56.Observations



Écrire est une tâche épuisante car il est impossible de se satisfaire du résultat. Écrire c’est réécrire, sans fin, à chaque lecture reprendre ses phrases et ses pages. Qui plus est c’est une tâche dérisoire, un supplice que s’inflige celui qui a décidé d’y consacrer une partie de son temps. L’écriture relève en effet de l’échange : j’écris pour transmettre quelque chose, un message dans le meilleur des cas, un désir d’exister au-delà du peu de temps qui nous est imparti dans le pire. Les seuls qui, d’après mon expérience, peuvent avoir l’écriture heureuse sont ceux pour lesquels elle ne représente aucun enjeu : une écriture à seul but commercial, ne faire un livre que pour le vendre sans y rien impliquer de soi-même. Je ne sais pas pourquoi, je ne sais pas pour qui, ce que je sais c’est que je souffre de cette obligation interne à l’écriture qui jamais ne me satisfait car elle m’impose un isolement qui, inexorable, a construit cette solitude dont maintenant je souffre.
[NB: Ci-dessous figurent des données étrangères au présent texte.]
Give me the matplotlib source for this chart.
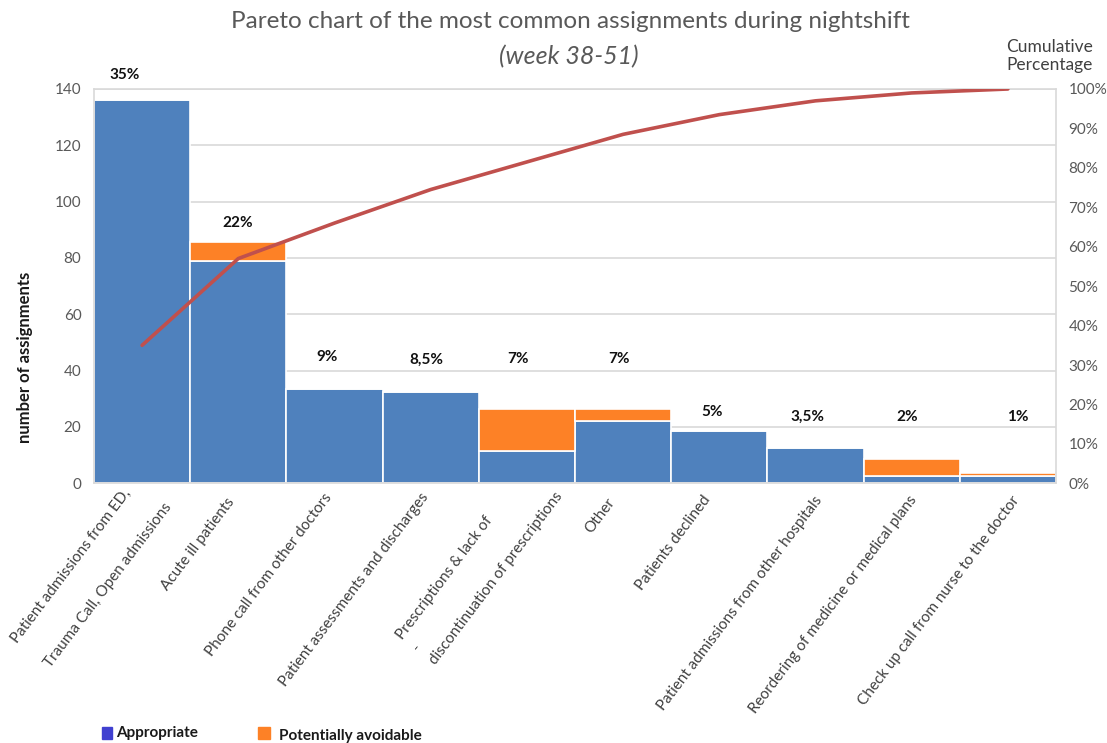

Relisant ma dernière page, je suis à nouveau confronté à elle. J’ai essayé, essayé de présenter ma recherche d’équilibre, cette observation physiologique de moi-même par laquelle je veux tendre à une certaine paix mentale, comme une jouissance légère — trop légère diront certains — dans une abstinence maîtrisée ou plutôt dans une recherche patiente d’une attitude susceptible d’atténuer mes douleurs physiques ou mentales. M’observant sans cesse, faisant de mes sensations, même les plus intimes, mon sujet d’études privilégié, je peux feindre d’ignorer qu’autour de moi existent les autres et le monde, je peux me retirer dans une retraite quasi absolue puisque, avec moi, j’y enferme ce qui, sans cesse, occupe mon espace mental. Les yeux fermés, allongé sur la moquette dans un calme absolu, je peux concentrer toute ma pensée sur la douleur qui, depuis quelques jours, m’a rappelé l’existence de mon ménisque au genoux droit ; je peux, détendant les muscles de ma mâchoire, laissant mes bras inertes le long de mon corps, paumes à plat sur le sol au point que mes mains et mes bras, semblant ne plus rien peser, se laissent entièrement oublier, je peux tenter de cerner cet os qui, jusque là, fonctionnait sans que j’y prenne garde ; écouter la douleur, la localiser avec précision dans la partie basse du genoux comme si, là, se produisait une petite déchirure ; écouter la douleur, la cerner, l’appréhender avec des mots, dire comment, de cette déchirure, irradie une douleur plus sourde, plus lourde qui révèle la forme de l’os ; faire de la douleur une douleur de mots et, ainsi, la relativiser, la rendre presque extérieure, la visualiser comme un ensemble de trajets ou d’ondes plus ou moins colorées, depuis la violence du rouge jusqu’au marron du bruit de fond et le silence du noir. Mon genoux droit me semble alors grandir — je ne dis pas enfler — mais grandir, il n’est plus alors une partie quelconque de mon corps mais la concentration momentanée de tout ce qui fait que j’ai un corps. Alors, sous contrôle, nul besoin de calmants, la douleur s’atténue comme si ma pensée forçait mon corps à secréter lui-même les antalgiques dont il a besoin.
Cependant, cette recherche permanente et obstinée de moi par moi, fait de moi-même mon univers entier et m’interdit de m’ouvrir à tous ces autres corps sur lesquels ma pensée n’a aucune prise : je suis incapable d’empathie.